When Guilt Returns: Long-Term Strategies to Keep It From Coming Back

Sustaining low-guilt studying is a habit. These long-term practices make it easier:

  • Review Your Wins Weekly: Spend five minutes every Sunday listing what you accomplished, however small.
  • Keep Learning Fun: Mix in curiosity-driven study: a short video experiment, a surprising fact, or a mini-project tied to the subject.
  • Invest in Support: Periodic check-ins with a coach or tutor can realign your plan and reduce the shame spiral. Sparkl’s personalized tutoring, for instance, can offer AI-driven insights plus human coaching to adjust study load, target weak spots, and reinforce progress — making guilt less likely to spiral into avoidance.
  • Build Recovery Rituals: After every practice test, schedule a small, pleasant reward: a walk with a friend, a coffee break, or 30 minutes of a favorite hobby.

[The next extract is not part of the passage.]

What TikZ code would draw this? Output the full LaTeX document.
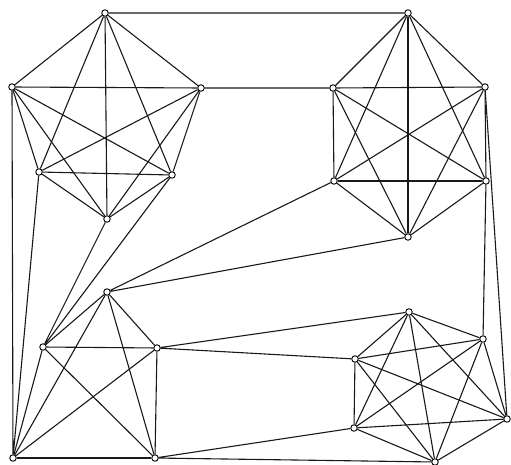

Final Thoughts: Guilt Is a Compass, Not a Prison

Study guilt shows you where you care. The trick is to convert that emotion into tiny, measurable actions that respect both your goals and your humanity. Replace impossible standards with deliberate design: short sessions, clear goals, active practice, and compassionate tracking. Over time you’ll notice the real transformation — less shame, more momentum, and steadily improving performance on your AP journey.

If you ever feel stuck, remember that help can be practical and targeted. Working with an expert who understands AP scoring and pacing — and who can create a tailored, realistic plan — often makes the difference between spinning in guilt and making actual progress. Sparkl’s personalized tutoring blends one-on-one guidance, tailored study plans, and smart insights to help students reboot with confidence when they most need it.

Quick Checklist to Release Guilt and Reboot Today

  • Rename the guilt and ask one helpful question: “What can I do in 20 minutes?”
  • Schedule 3 short, specific study sessions this week.
  • Use retrieval practice and spaced review for high-impact results.
  • Track effort with compassionate metrics, not perfection standards.
  • Set a small reward after your next focused session.

You’re not behind forever — you’re recalibrating. Start small, be kind, and study with strategy. Your future self (and your AP score) will thank you.